Until the end, it’s not a very action packed tale—there are not many obstacles for Jakob to overcome, other than random snooping and intellectual conversations. However, the plot devices all set-up and pay off well, where many little things included early on (for little or no reason) come around in neat and surprisingly satisfying ways.

The biggest issue with the book is there are only ten chapters in this densely margined 340+ page book, making some of the chapters over 70 pages! I was begging for a good place to take a breath, no matter how good the plot. Some sections drag, there’s no way around it, but they are few in number in my opinion. The remedy is simple: break up the chapters in logical places—which exist—so the book is a cozy but still dense 15-20 chapters.

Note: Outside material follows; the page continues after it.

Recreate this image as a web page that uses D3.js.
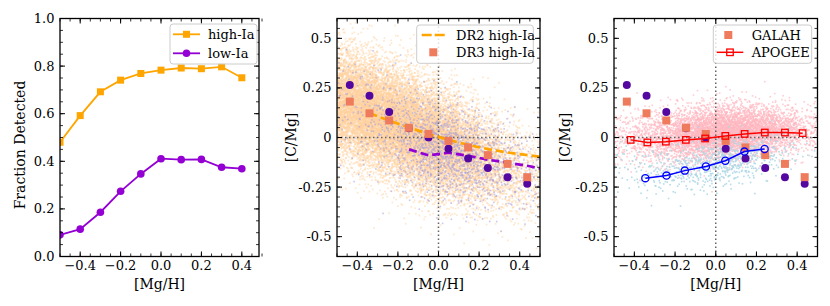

Near the end, as a “stand alone” piece, I think I would give it 3.5 Stars. I didn’t like that some characters were being developed so late which we were all of the sudden supposed to care about. But with 75 pages to go in the book, I realized this was not going to be a solitary book, but the first installment of some series. My frustrations were mildly alleviated. Because this is the first part of what could be an amazingly original trilogy over the next few years and whose sequels could outshine the original “Miss Peregrine’s”, I’ve given it a higher star rating for personal anticipation and excitement.

There is enough here to make the next book better, without question.

This is not a “Must Read”, but after you finish those two other books you’ve been meaning to read, this is a great first attempt at a novel by Ransom Riggs.

4/5

(p.s. the first thing I thought when I was half-way done this book was “Time Burton could do this.” Well, he is. Watch out on the blogosphere and imdb.com for more info.)